Well, that means the card is recognized and the driver loaded. You can now follow the rest of the configuration from the handbook.


----------



## PeterP (Dec 12, 2018)

SirDice said:


> Well, that means the card is recognized and the driver loaded. You can now follow the rest of the configuration from the handbook.



I have the wireless card associating with the wireless network now, but when I try
a `ping` to the router itself or anything else on the network managed by the router, I get “No route to host”. `ping localhost` works.

Other wireless devices can ping the router and each other. They cannot ping the device I am working on.

In /etc/rc.conf I have the line `defaultrouter=“192.168.1.1”`.


----------



## SirDice (Dec 13, 2018)

Post the output of `ifconfig wlan0` and `netstat -rn`



PeterP said:


> In /etc/rc.conf I have the line `defaultrouter=“192.168.1.1”`


Remove it if you use DHCP. DHCP should already provide the correct gateway.


----------



## PeterP (Dec 13, 2018)

SirDice said:


> Post the output of `ifconfig wlan0` and `netstat -rn`
> 
> 
> Remove it if you use DHCP. DHCP should already provide the correct gateway.

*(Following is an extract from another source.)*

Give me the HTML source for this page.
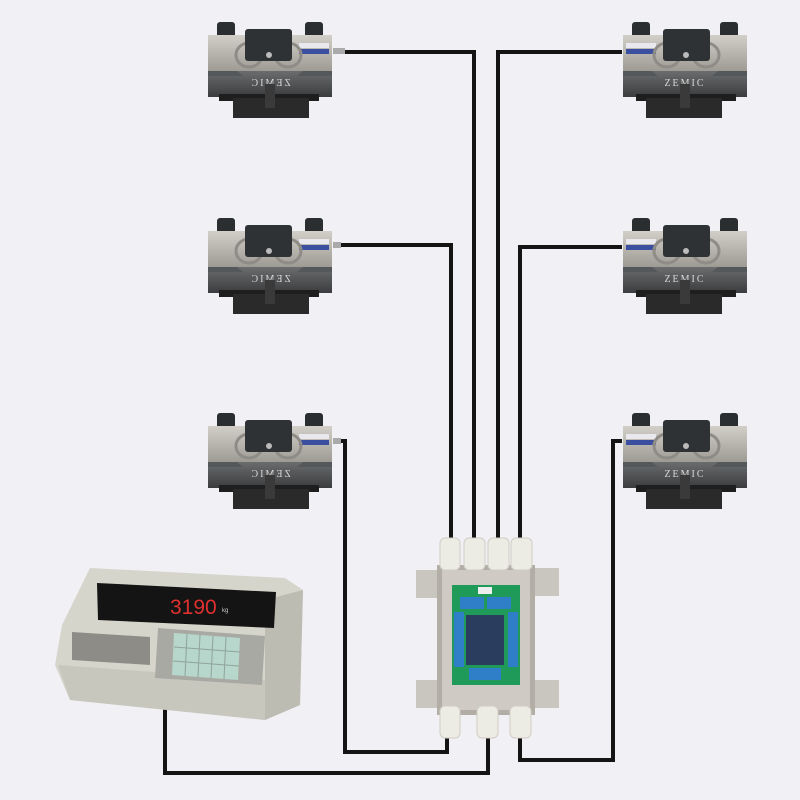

I believe I have it. This is a laptop with both wired and wireless network interfaces. When I used `ifconfig` to declare the wired interface “down”, then I was able to reach my network via the wireless interface. I am aware that there is a failover capability in FreeBSD and I’ll investigate it. I’m using fixed IP addresses on this network.

Thanks for all your help!


----------